History: Visit from Mr. McCarthy

Mr. Joe McCarthy is from our parish.  He is retired now, but he spent all his life working with CIE and then Iarnrod Éireann.  He told us that he sold tickets for the trains.

Mr. McCarthy had lots of really interesting stories about the railway.  It was nearly hometime, so we had to finish up, but we think he has lots more stories to tell, and we really hope that he might visit us again to tell us more. 

First of all we heard about steam trains, and we were advised to have a look at a story called “The Railway Children”. We can’t wait to read this book.  We heard about the coal needed to power the steam trains, and how, during the war when there was no coal available, trains ran on pieces of wood.  Where Joe worked  (in Wexford at the time) these steam trains often took passengers to the beach for the day.

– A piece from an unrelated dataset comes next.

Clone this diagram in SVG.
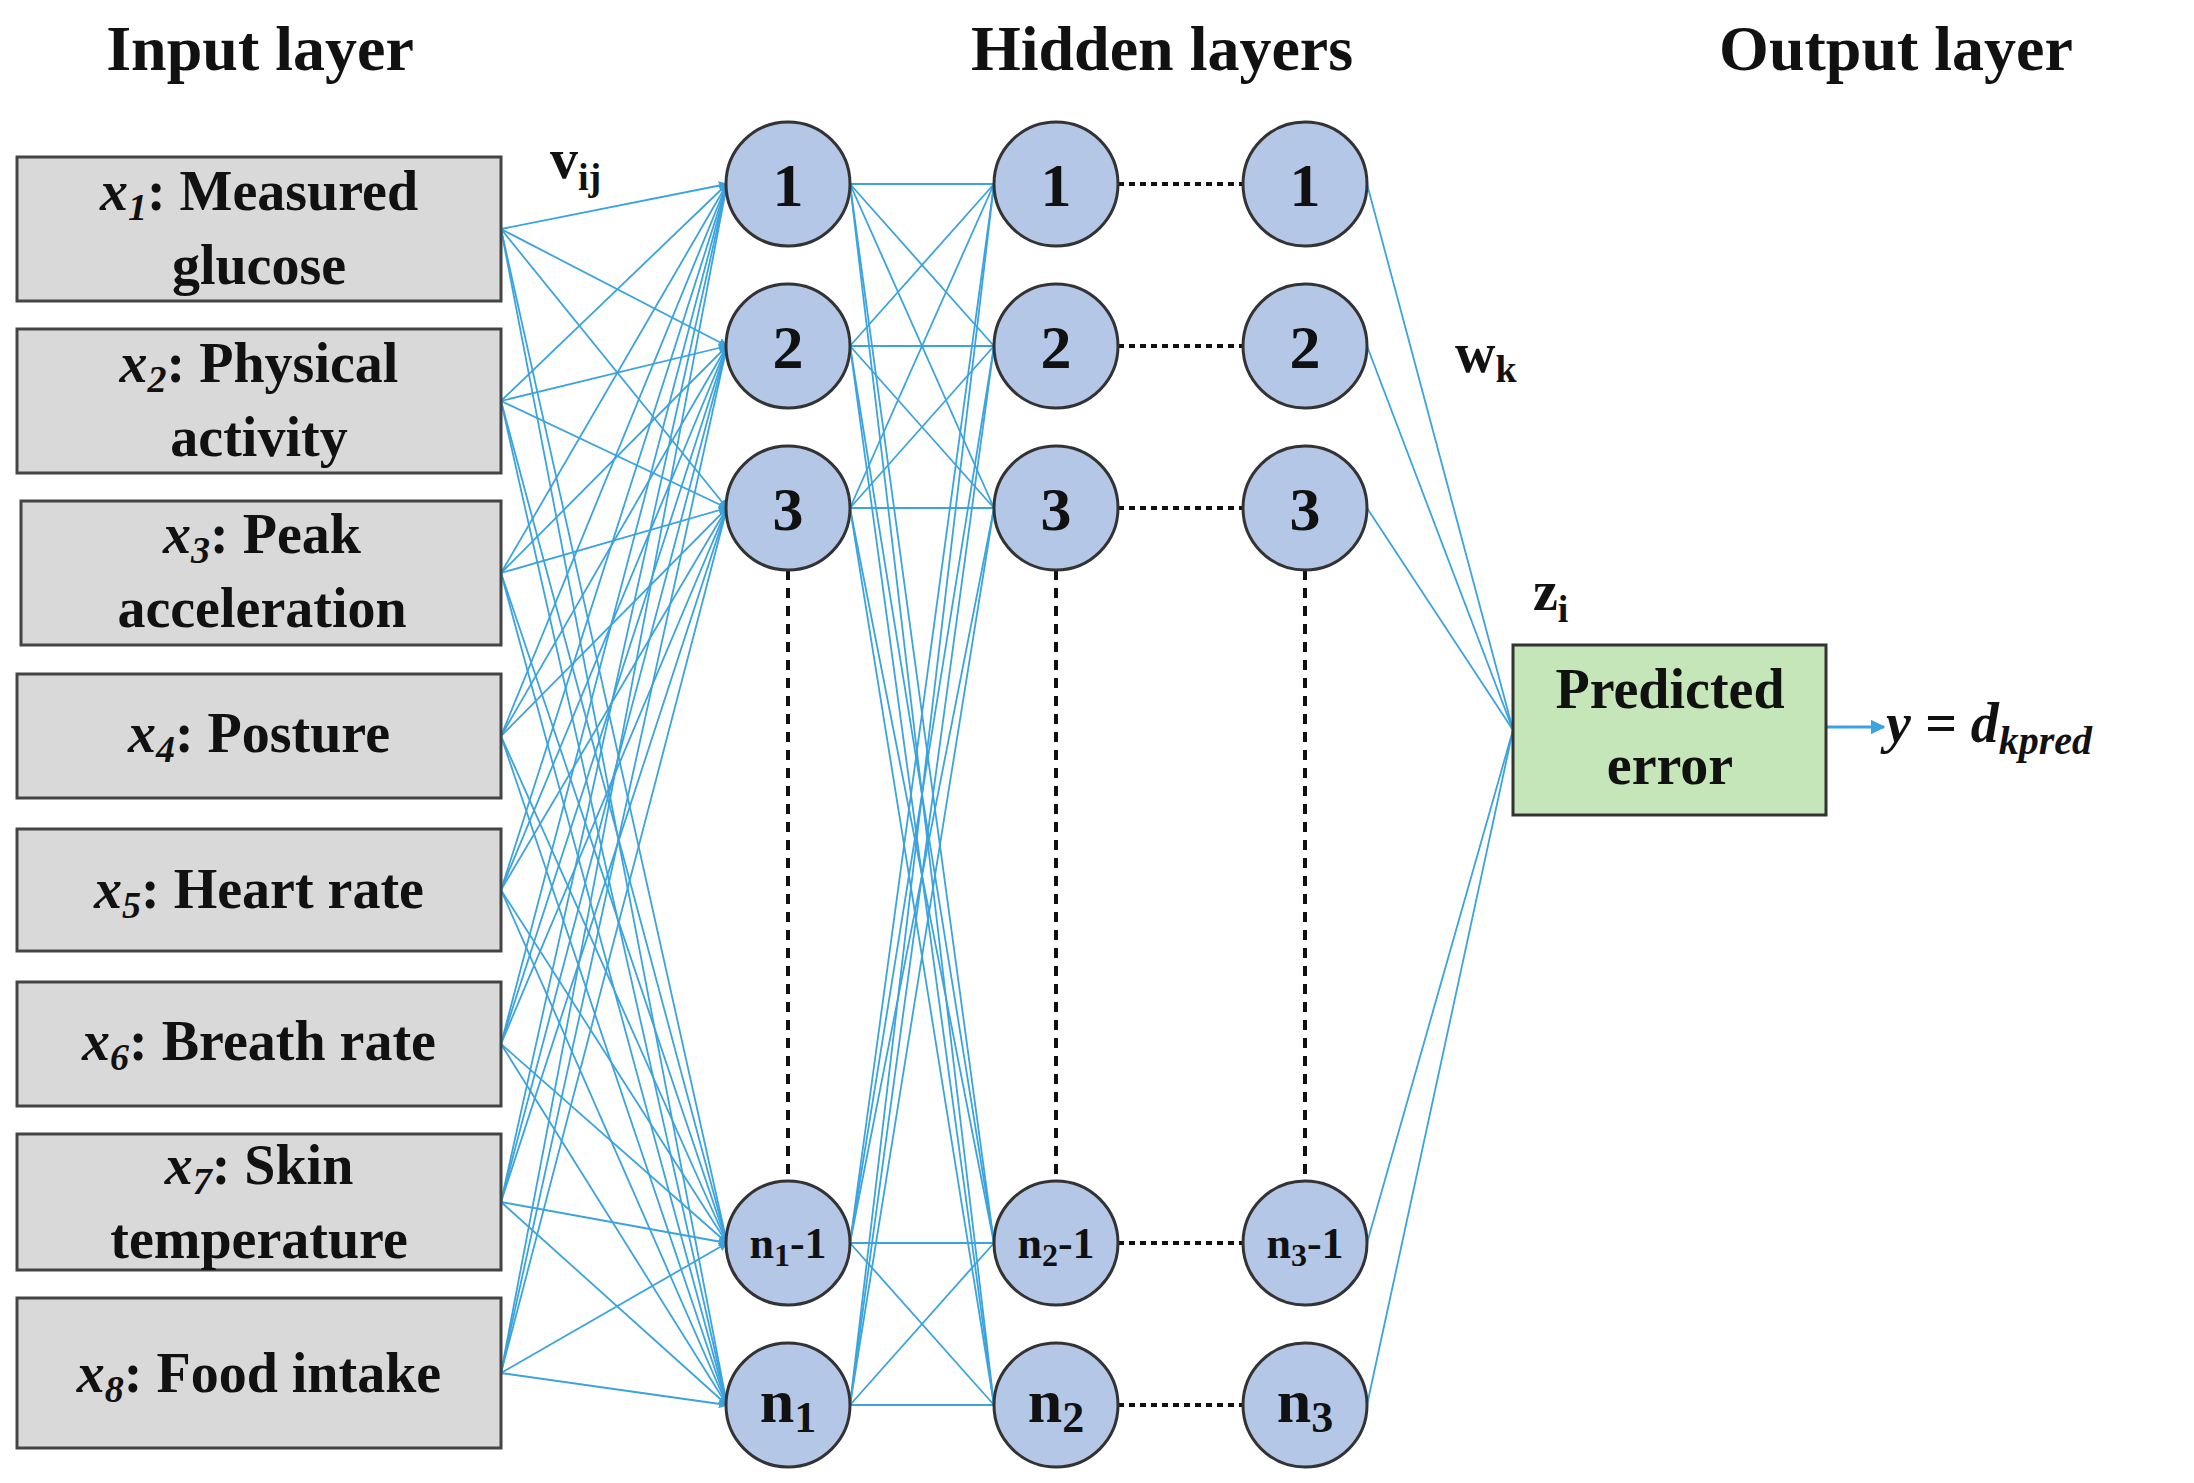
<svg xmlns="http://www.w3.org/2000/svg" width="2194" height="1483" viewBox="0 0 2194 1483">
<defs>
<marker id="ah" viewBox="0 0 10 10" refX="9" refY="5" markerWidth="5" markerHeight="5" orient="auto" markerUnits="strokeWidth"><path d="M0,0 L10,5 L0,10 z" fill="#3BA3DD"/></marker>
<style>
text{font-family:"Liberation Serif",serif;font-weight:bold;fill:#111}
.t{font-size:64px}
.b{font-size:56px}
.i{font-style:italic}
.inp{fill:#D9D9D9;stroke:#444;stroke-width:3}
.nd{fill:#B4C7E7;stroke:#333;stroke-width:3}
.nl{font-size:62px}
.ns{font-size:44px}
.c line{stroke:#3BA3DD;stroke-width:1.8}
.ci line{marker-end:url(#ah)}
.dv{stroke:#111;stroke-width:4;stroke-dasharray:10,8}
.dh{stroke:#111;stroke-width:4;stroke-dasharray:6,5}
</style>
</defs>
<rect width="2194" height="1483" fill="#fff"/>
<text class="t" x="260" y="70" text-anchor="middle">Input layer</text>
<text class="t" x="1162" y="70" text-anchor="middle">Hidden layers</text>
<text class="t" x="1896" y="70" text-anchor="middle">Output layer</text>

<g id="connectors">
<g class="c ci">
<line x1="501" y1="229" x2="727" y2="184"/><line x1="501" y1="229" x2="727" y2="346"/><line x1="501" y1="229" x2="727" y2="508"/><line x1="501" y1="229" x2="727" y2="1243"/><line x1="501" y1="229" x2="727" y2="1405"/>
<line x1="501" y1="401" x2="727" y2="184"/><line x1="501" y1="401" x2="727" y2="346"/><line x1="501" y1="401" x2="727" y2="508"/><line x1="501" y1="401" x2="727" y2="1243"/><line x1="501" y1="401" x2="727" y2="1405"/>
<line x1="501" y1="573" x2="727" y2="184"/><line x1="501" y1="573" x2="727" y2="346"/><line x1="501" y1="573" x2="727" y2="508"/><line x1="501" y1="573" x2="727" y2="1243"/><line x1="501" y1="573" x2="727" y2="1405"/>
<line x1="501" y1="736" x2="727" y2="184"/><line x1="501" y1="736" x2="727" y2="346"/><line x1="501" y1="736" x2="727" y2="508"/><line x1="501" y1="736" x2="727" y2="1243"/><line x1="501" y1="736" x2="727" y2="1405"/>
<line x1="501" y1="890" x2="727" y2="184"/><line x1="501" y1="890" x2="727" y2="346"/><line x1="501" y1="890" x2="727" y2="508"/><line x1="501" y1="890" x2="727" y2="1243"/><line x1="501" y1="890" x2="727" y2="1405"/>
<line x1="501" y1="1044" x2="727" y2="184"/><line x1="501" y1="1044" x2="727" y2="346"/><line x1="501" y1="1044" x2="727" y2="508"/><line x1="501" y1="1044" x2="727" y2="1243"/><line x1="501" y1="1044" x2="727" y2="1405"/>
<line x1="501" y1="1202" x2="727" y2="184"/><line x1="501" y1="1202" x2="727" y2="346"/><line x1="501" y1="1202" x2="727" y2="508"/><line x1="501" y1="1202" x2="727" y2="1243"/><line x1="501" y1="1202" x2="727" y2="1405"/>
<line x1="501" y1="1373" x2="727" y2="184"/><line x1="501" y1="1373" x2="727" y2="346"/><line x1="501" y1="1373" x2="727" y2="508"/><line x1="501" y1="1373" x2="727" y2="1243"/><line x1="501" y1="1373" x2="727" y2="1405"/>
</g>
<g class="c">
<line x1="850" y1="184" x2="994" y2="184"/><line x1="850" y1="184" x2="994" y2="346"/><line x1="850" y1="184" x2="994" y2="508"/><line x1="850" y1="184" x2="994" y2="1243"/><line x1="850" y1="184" x2="994" y2="1405"/>
<line x1="850" y1="346" x2="994" y2="184"/><line x1="850" y1="346" x2="994" y2="346"/><line x1="850" y1="346" x2="994" y2="508"/><line x1="850" y1="346" x2="994" y2="1243"/><line x1="850" y1="346" x2="994" y2="1405"/>
<line x1="850" y1="508" x2="994" y2="184"/><line x1="850" y1="508" x2="994" y2="346"/><line x1="850" y1="508" x2="994" y2="508"/><line x1="850" y1="508" x2="994" y2="1243"/><line x1="850" y1="508" x2="994" y2="1405"/>
<line x1="850" y1="1243" x2="994" y2="184"/><line x1="850" y1="1243" x2="994" y2="346"/><line x1="850" y1="1243" x2="994" y2="508"/><line x1="850" y1="1243" x2="994" y2="1243"/><line x1="850" y1="1243" x2="994" y2="1405"/>
<line x1="850" y1="1405" x2="994" y2="184"/><line x1="850" y1="1405" x2="994" y2="346"/><line x1="850" y1="1405" x2="994" y2="508"/><line x1="850" y1="1405" x2="994" y2="1243"/><line x1="850" y1="1405" x2="994" y2="1405"/>
<line x1="1367" y1="184" x2="1513" y2="730"/><line x1="1367" y1="346" x2="1513" y2="730"/><line x1="1367" y1="508" x2="1513" y2="730"/><line x1="1367" y1="1243" x2="1513" y2="730"/><line x1="1367" y1="1405" x2="1513" y2="730"/>
</g>
<line x1="1826" y1="727" x2="1884" y2="727" stroke="#3BA3DD" stroke-width="3" marker-end="url(#ah)"/>
<line class="dv" x1="788" y1="570" x2="788" y2="1181"/>
<line class="dv" x1="1056" y1="570" x2="1056" y2="1181"/>
<line class="dv" x1="1305" y1="570" x2="1305" y2="1181"/>
<line class="dh" x1="1118" y1="184" x2="1243" y2="184"/>
<line class="dh" x1="1118" y1="346" x2="1243" y2="346"/>
<line class="dh" x1="1118" y1="508" x2="1243" y2="508"/>
<line class="dh" x1="1118" y1="1243" x2="1243" y2="1243"/>
<line class="dh" x1="1118" y1="1405" x2="1243" y2="1405"/>
</g>

<g id="x1"><rect class="inp" x="17" y="157" width="484" height="144"/><text class="b" x="259" y="210" text-anchor="middle"><tspan class="i">x</tspan><tspan class="i" font-size="38" dy="10">1</tspan><tspan dy="-10">: Measured</tspan></text><text class="b" x="259" y="284" text-anchor="middle">glucose</text></g>
<g id="x2"><rect class="inp" x="17" y="329" width="484" height="144"/><text class="b" x="259" y="382" text-anchor="middle"><tspan class="i">x</tspan><tspan class="i" font-size="38" dy="10">2</tspan><tspan dy="-10">: Physical</tspan></text><text class="b" x="259" y="456" text-anchor="middle">activity</text></g>
<g id="x3"><rect class="inp" x="21" y="501" width="480" height="144"/><text class="b" x="262" y="553" text-anchor="middle"><tspan class="i">x</tspan><tspan class="i" font-size="38" dy="10">3</tspan><tspan dy="-10">: Peak</tspan></text><text class="b" x="262" y="627" text-anchor="middle">acceleration</text></g>
<g id="x4"><rect class="inp" x="17" y="674" width="484" height="124"/><text class="b" x="259" y="752" text-anchor="middle"><tspan class="i">x</tspan><tspan class="i" font-size="38" dy="10">4</tspan><tspan dy="-10">: Posture</tspan></text></g>
<g id="x5"><rect class="inp" x="17" y="829" width="484" height="122"/><text class="b" x="259" y="908" text-anchor="middle"><tspan class="i">x</tspan><tspan class="i" font-size="38" dy="10">5</tspan><tspan dy="-10">: Heart rate</tspan></text></g>
<g id="x6"><rect class="inp" x="17" y="982" width="484" height="124"/><text class="b" x="259" y="1060" text-anchor="middle"><tspan class="i">x</tspan><tspan class="i" font-size="38" dy="10">6</tspan><tspan dy="-10">: Breath rate</tspan></text></g>
<g id="x7"><rect class="inp" x="17" y="1134" width="484" height="136"/><text class="b" x="259" y="1184" text-anchor="middle"><tspan class="i">x</tspan><tspan class="i" font-size="38" dy="10">7</tspan><tspan dy="-10">: Skin</tspan></text><text class="b" x="259" y="1258" text-anchor="middle">temperature</text></g>
<g id="x8"><rect class="inp" x="17" y="1298" width="484" height="150"/><text class="b" x="259" y="1392" text-anchor="middle"><tspan class="i">x</tspan><tspan class="i" font-size="38" dy="10">8</tspan><tspan dy="-10">: Food intake</tspan></text></g>

<g id="h1-1"><circle class="nd" cx="788" cy="184" r="62"/><text class="nl" x="788" y="206" text-anchor="middle">1</text></g>
<g id="h1-2"><circle class="nd" cx="788" cy="346" r="62"/><text class="nl" x="788" y="368" text-anchor="middle">2</text></g>
<g id="h1-3"><circle class="nd" cx="788" cy="508" r="62"/><text class="nl" x="788" y="530" text-anchor="middle">3</text></g>
<g id="h1-n1"><circle class="nd" cx="788" cy="1243" r="62"/><text class="ns" x="788" y="1258" text-anchor="middle">n<tspan font-size="32" dy="8">1</tspan><tspan dy="-8">-1</tspan></text></g>
<g id="h1-n"><circle class="nd" cx="788" cy="1405" r="62"/><text class="nl" x="788" y="1422" text-anchor="middle">n<tspan font-size="44" dy="10">1</tspan></text></g>

<g id="h2-1"><circle class="nd" cx="1056" cy="184" r="62"/><text class="nl" x="1056" y="206" text-anchor="middle">1</text></g>
<g id="h2-2"><circle class="nd" cx="1056" cy="346" r="62"/><text class="nl" x="1056" y="368" text-anchor="middle">2</text></g>
<g id="h2-3"><circle class="nd" cx="1056" cy="508" r="62"/><text class="nl" x="1056" y="530" text-anchor="middle">3</text></g>
<g id="h2-n1"><circle class="nd" cx="1056" cy="1243" r="62"/><text class="ns" x="1056" y="1258" text-anchor="middle">n<tspan font-size="32" dy="8">2</tspan><tspan dy="-8">-1</tspan></text></g>
<g id="h2-n"><circle class="nd" cx="1056" cy="1405" r="62"/><text class="nl" x="1056" y="1422" text-anchor="middle">n<tspan font-size="44" dy="10">2</tspan></text></g>

<g id="h3-1"><circle class="nd" cx="1305" cy="184" r="62"/><text class="nl" x="1305" y="206" text-anchor="middle">1</text></g>
<g id="h3-2"><circle class="nd" cx="1305" cy="346" r="62"/><text class="nl" x="1305" y="368" text-anchor="middle">2</text></g>
<g id="h3-3"><circle class="nd" cx="1305" cy="508" r="62"/><text class="nl" x="1305" y="530" text-anchor="middle">3</text></g>
<g id="h3-n1"><circle class="nd" cx="1305" cy="1243" r="62"/><text class="ns" x="1305" y="1258" text-anchor="middle">n<tspan font-size="32" dy="8">3</tspan><tspan dy="-8">-1</tspan></text></g>
<g id="h3-n"><circle class="nd" cx="1305" cy="1405" r="62"/><text class="nl" x="1305" y="1422" text-anchor="middle">n<tspan font-size="44" dy="10">3</tspan></text></g>

<g id="output"><rect x="1513" y="645" width="313" height="170" fill="#C5E6B8" stroke="#333" stroke-width="3"/><text class="b" x="1670" y="708" text-anchor="middle">Predicted</text><text class="b" x="1670" y="784" text-anchor="middle">error</text></g>

<text class="b" x="550" y="178">v<tspan font-size="38" dy="12">ij</tspan></text>
<text class="b" x="1455" y="372">w<tspan font-size="38" dy="10">k</tspan></text>
<text class="b" x="1533" y="610">z<tspan font-size="38" dy="12">i</tspan></text>
<text class="b i" x="1886" y="742">y = d<tspan font-size="40" dy="12">kpred</tspan></text>
</svg>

We heard all about when the Chipperfield circus used to come to town on the train.  The poor giraffes couldn’t travel by train because their necks were too long to go under the bridges, but the rest of the animals could come by train.  What a sight that must have been!
We heard another really interesting story about when racing pigeons used to travel by train to Galway, then be released in Galway, and have to race back home to their homes in Dublin.  The first pigeon home was the fastest pigeon.  We can now imagine all the pigeons in the air, circling Galway station, getting their bearings so they could race home.  It’s a pity we can’t see that any more.
For those of us interested in the workings of signals, Mr. McCarthy told us about what the signals look like when the train has to stop…….the signal sticks out like an outstretched arm, and when the train can go…..the signal sticks down at an angle like an arm hanging down.  We heard about the signal box, and how there is a staff like a stick of metal which the man in the signal box had to give the driver.  Without the staff (and the all clear from the conductors flag or lantern and whistle) the train simply was not allowed to go.  This helped prevent accidents on the line.  Only one train could travel on each section of the line at a time, because only one train had the staff each time.  Mr. McCarthy was also telling us about the flange or rim on the wheels of the train.  This is why it is easy to keep the trains on the track.  It’s really the wheels that do most of the work keeping the train running straight.